In this exercise, print only the lines of the records below from the one with "What matplotlib code" through the one with "ax = fig.add_axes([92", inclusive. Pictures are not part of the copy.
++++++++++
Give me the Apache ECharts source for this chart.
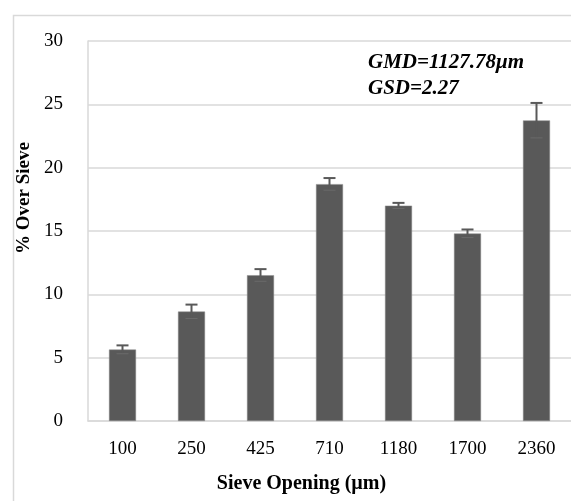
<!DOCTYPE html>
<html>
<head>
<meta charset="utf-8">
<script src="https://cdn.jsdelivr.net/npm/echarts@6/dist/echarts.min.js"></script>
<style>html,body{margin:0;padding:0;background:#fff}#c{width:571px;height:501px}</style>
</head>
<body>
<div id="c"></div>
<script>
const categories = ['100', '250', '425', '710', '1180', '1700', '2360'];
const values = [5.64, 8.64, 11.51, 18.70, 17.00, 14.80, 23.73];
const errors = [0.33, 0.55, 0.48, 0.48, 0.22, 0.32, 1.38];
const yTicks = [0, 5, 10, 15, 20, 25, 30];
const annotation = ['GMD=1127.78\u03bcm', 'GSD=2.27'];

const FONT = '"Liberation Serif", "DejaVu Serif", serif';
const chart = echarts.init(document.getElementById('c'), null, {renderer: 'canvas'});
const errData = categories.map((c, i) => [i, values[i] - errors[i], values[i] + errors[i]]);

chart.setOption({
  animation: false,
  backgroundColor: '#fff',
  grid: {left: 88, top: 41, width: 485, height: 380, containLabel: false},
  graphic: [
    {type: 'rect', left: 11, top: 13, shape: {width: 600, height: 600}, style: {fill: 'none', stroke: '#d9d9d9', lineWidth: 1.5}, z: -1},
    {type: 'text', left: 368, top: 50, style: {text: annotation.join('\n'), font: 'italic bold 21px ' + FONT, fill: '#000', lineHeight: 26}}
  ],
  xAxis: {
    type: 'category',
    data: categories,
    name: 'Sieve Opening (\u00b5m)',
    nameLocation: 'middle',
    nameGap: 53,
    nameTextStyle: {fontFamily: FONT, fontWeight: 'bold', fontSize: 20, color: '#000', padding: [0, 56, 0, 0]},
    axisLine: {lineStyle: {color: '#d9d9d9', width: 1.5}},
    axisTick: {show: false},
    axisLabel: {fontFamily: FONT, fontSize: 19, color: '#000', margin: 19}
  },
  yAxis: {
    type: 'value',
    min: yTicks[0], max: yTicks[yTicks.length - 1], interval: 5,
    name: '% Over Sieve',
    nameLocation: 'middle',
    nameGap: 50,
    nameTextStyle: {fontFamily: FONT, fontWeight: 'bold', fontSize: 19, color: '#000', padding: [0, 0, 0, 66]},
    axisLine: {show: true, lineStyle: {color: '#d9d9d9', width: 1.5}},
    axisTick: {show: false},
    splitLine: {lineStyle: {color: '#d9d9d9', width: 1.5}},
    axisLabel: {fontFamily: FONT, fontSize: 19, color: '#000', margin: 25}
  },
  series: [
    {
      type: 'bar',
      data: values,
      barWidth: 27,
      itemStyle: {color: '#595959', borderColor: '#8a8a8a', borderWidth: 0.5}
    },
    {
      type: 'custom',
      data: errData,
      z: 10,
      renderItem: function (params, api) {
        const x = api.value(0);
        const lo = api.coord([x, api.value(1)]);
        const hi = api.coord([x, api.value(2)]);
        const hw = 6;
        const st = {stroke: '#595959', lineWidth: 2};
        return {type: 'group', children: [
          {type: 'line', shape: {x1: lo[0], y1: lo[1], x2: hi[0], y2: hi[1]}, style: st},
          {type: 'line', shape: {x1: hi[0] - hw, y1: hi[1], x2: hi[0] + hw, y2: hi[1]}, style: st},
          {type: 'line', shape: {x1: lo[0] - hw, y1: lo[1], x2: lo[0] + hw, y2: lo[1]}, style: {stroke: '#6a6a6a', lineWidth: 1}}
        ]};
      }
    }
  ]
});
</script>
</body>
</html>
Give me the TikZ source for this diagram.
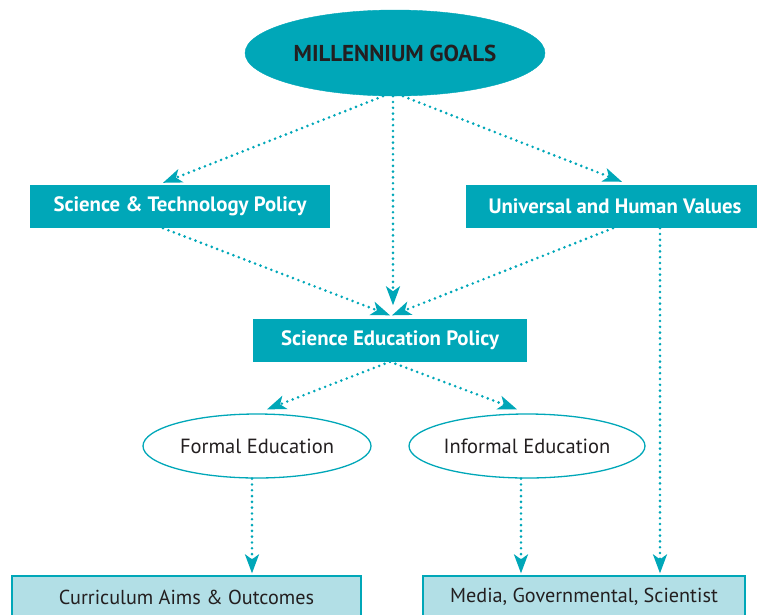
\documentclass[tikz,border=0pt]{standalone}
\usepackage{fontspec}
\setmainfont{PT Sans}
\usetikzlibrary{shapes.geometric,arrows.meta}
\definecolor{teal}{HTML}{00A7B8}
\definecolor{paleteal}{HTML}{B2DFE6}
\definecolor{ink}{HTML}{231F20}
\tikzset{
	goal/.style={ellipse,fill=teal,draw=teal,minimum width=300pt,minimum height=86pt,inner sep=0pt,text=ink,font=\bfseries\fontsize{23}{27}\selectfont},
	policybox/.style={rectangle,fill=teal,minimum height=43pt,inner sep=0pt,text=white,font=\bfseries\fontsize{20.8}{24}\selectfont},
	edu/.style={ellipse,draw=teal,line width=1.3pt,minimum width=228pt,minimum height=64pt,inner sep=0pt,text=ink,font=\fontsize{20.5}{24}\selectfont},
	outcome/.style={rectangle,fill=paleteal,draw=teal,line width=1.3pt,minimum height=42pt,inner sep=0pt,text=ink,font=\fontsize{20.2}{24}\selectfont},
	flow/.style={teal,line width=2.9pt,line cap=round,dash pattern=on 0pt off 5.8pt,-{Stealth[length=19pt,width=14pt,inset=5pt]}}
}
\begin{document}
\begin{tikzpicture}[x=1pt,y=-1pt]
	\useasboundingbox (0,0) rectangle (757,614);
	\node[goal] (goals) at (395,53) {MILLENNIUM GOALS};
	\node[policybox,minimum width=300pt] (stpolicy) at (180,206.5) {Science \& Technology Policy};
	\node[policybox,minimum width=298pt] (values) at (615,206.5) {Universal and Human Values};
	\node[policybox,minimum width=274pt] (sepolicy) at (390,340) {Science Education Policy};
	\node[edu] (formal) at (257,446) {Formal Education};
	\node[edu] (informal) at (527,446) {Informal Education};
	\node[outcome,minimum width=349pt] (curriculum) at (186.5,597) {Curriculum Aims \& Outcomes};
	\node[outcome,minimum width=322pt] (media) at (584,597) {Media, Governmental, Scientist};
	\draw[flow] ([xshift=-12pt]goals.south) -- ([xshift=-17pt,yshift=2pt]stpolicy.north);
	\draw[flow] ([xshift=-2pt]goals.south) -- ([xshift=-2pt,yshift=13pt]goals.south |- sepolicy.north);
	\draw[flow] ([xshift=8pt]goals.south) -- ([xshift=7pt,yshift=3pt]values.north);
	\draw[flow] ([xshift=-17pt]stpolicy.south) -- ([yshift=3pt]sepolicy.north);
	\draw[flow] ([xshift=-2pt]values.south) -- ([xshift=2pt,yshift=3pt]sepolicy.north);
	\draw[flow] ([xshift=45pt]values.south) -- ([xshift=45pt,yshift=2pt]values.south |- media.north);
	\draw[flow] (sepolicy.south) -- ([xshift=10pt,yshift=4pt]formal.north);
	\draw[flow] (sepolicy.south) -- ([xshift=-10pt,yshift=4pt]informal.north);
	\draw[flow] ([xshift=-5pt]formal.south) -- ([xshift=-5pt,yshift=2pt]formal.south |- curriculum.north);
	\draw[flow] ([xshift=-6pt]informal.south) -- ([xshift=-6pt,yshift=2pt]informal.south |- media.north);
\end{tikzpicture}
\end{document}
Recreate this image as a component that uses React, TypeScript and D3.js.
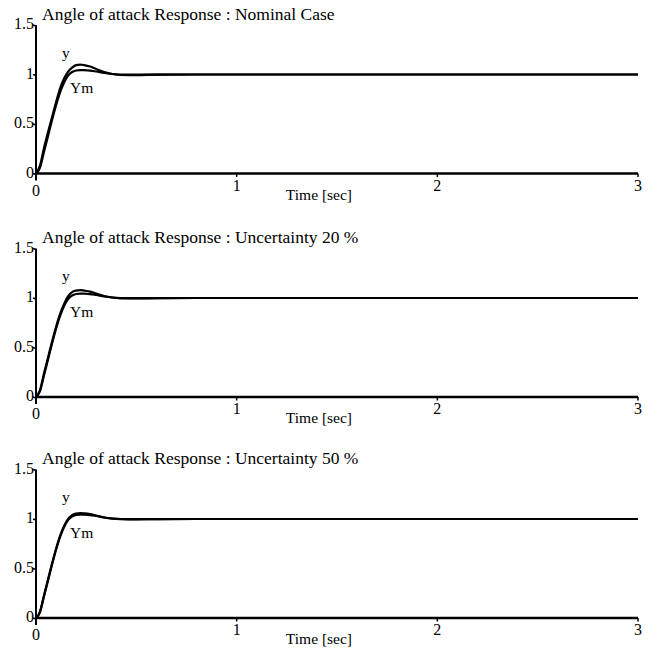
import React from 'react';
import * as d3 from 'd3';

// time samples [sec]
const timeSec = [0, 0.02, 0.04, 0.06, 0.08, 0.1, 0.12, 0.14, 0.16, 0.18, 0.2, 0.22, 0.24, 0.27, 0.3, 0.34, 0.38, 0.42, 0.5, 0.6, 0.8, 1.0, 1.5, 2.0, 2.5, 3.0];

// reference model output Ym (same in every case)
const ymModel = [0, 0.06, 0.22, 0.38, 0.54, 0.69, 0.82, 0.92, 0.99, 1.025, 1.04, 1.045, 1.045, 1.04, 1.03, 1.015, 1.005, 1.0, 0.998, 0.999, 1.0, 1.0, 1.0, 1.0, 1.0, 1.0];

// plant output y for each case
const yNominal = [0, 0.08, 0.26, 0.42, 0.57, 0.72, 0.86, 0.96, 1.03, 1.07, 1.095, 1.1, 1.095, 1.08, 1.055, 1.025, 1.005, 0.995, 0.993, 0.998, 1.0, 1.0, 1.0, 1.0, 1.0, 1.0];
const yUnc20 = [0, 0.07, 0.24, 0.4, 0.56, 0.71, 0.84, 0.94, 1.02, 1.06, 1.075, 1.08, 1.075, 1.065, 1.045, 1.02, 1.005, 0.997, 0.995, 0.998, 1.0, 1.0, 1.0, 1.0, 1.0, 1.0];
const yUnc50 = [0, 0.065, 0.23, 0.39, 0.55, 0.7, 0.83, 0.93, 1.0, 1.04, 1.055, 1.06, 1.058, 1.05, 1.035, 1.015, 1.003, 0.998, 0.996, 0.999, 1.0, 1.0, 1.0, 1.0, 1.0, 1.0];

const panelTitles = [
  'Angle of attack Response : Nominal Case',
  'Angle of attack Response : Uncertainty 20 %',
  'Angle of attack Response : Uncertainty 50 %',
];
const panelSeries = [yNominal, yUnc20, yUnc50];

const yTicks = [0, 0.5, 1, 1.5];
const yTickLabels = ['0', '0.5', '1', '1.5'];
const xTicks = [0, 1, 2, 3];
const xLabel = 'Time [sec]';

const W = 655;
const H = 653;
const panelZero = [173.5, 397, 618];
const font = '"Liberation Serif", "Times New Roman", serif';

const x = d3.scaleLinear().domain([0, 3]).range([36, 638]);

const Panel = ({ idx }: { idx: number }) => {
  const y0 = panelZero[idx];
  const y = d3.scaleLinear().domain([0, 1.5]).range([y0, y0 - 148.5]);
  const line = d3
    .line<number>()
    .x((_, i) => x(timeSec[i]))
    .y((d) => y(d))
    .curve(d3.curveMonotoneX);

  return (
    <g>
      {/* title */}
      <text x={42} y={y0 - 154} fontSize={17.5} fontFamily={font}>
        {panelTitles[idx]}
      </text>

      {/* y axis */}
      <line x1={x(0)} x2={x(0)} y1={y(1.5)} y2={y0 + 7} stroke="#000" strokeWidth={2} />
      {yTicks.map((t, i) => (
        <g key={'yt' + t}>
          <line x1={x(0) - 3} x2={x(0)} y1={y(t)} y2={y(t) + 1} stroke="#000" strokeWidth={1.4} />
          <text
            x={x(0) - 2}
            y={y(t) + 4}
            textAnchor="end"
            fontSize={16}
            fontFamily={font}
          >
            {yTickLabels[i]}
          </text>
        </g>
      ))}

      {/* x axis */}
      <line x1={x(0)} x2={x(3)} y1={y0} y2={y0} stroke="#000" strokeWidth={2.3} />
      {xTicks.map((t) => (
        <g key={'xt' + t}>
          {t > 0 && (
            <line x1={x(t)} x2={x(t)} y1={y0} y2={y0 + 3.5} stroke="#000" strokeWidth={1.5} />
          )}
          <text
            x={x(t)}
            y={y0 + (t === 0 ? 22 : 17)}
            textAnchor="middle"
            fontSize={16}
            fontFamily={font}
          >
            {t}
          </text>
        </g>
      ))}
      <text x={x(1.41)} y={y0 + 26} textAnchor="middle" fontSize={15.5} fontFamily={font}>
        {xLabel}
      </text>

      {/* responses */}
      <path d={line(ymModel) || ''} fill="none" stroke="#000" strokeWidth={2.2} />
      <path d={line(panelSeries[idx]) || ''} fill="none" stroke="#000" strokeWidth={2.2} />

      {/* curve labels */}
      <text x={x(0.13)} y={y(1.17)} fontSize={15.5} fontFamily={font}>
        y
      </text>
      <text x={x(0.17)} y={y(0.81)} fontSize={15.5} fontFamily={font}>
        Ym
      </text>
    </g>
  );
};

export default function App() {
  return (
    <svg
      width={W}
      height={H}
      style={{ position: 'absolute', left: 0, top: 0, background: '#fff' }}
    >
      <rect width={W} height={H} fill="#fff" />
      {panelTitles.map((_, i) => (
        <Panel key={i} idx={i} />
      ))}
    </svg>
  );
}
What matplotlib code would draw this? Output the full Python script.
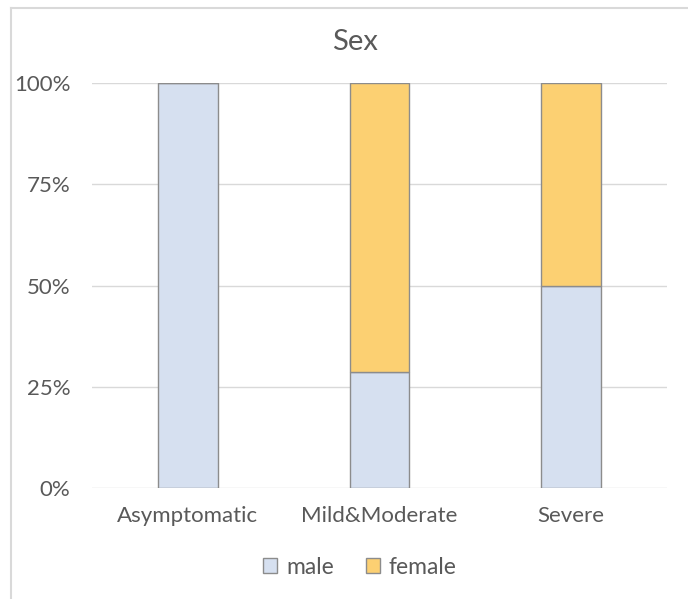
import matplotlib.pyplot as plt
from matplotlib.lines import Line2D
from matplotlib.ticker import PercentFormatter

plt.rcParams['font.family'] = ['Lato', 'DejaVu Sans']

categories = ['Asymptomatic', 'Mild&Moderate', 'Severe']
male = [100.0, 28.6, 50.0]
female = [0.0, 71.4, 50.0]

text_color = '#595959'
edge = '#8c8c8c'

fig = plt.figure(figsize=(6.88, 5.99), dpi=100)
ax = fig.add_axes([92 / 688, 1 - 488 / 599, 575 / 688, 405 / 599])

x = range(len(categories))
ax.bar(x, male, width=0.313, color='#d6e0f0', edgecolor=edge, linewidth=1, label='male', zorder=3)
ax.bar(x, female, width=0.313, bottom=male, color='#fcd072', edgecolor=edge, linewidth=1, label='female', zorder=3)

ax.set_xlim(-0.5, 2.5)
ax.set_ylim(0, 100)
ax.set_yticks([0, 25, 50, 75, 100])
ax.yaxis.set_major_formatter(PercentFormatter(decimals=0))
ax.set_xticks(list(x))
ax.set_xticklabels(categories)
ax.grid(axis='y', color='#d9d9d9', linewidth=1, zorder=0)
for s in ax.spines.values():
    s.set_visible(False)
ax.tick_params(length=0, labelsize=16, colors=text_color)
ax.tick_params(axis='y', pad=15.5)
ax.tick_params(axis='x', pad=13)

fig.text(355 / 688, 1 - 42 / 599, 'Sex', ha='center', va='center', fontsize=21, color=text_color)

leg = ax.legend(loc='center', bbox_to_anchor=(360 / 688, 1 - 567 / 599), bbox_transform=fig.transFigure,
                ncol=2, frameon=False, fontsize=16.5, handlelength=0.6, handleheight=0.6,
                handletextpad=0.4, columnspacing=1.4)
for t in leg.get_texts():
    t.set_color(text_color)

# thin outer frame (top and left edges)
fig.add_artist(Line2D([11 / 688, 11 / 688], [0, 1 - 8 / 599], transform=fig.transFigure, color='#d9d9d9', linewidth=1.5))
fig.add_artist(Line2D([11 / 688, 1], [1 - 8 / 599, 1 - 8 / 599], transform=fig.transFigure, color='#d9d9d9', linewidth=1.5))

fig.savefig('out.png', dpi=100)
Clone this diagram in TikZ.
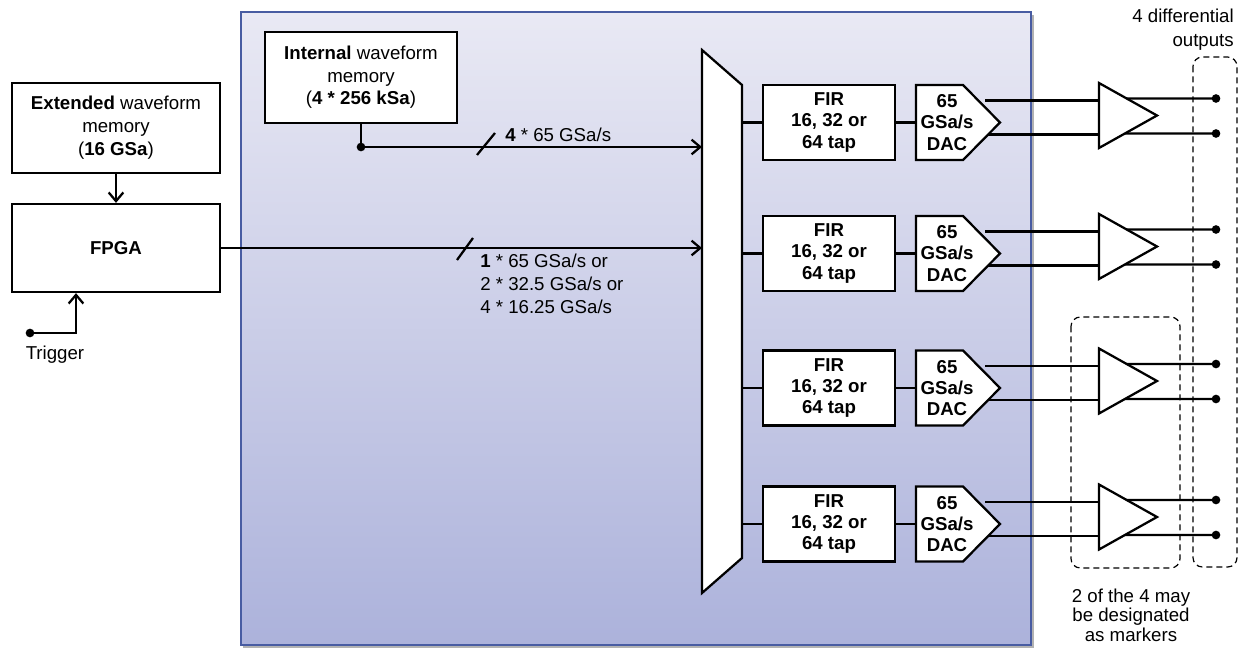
++++++++++
TASK RESULT:
What matplotlib code would draw this? Output the full Python script.
import matplotlib.pyplot as plt
from matplotlib.lines import Line2D
from matplotlib.ticker import PercentFormatter

plt.rcParams['font.family'] = ['Lato', 'DejaVu Sans']

categories = ['Asymptomatic', 'Mild&Moderate', 'Severe']
male = [100.0, 28.6, 50.0]
female = [0.0, 71.4, 50.0]

text_color = '#595959'
edge = '#8c8c8c'

fig = plt.figure(figsize=(6.88, 5.99), dpi=100)
ax = fig.add_axes([92 / 688, 1 - 488 / 599, 575 / 688, 405 / 599])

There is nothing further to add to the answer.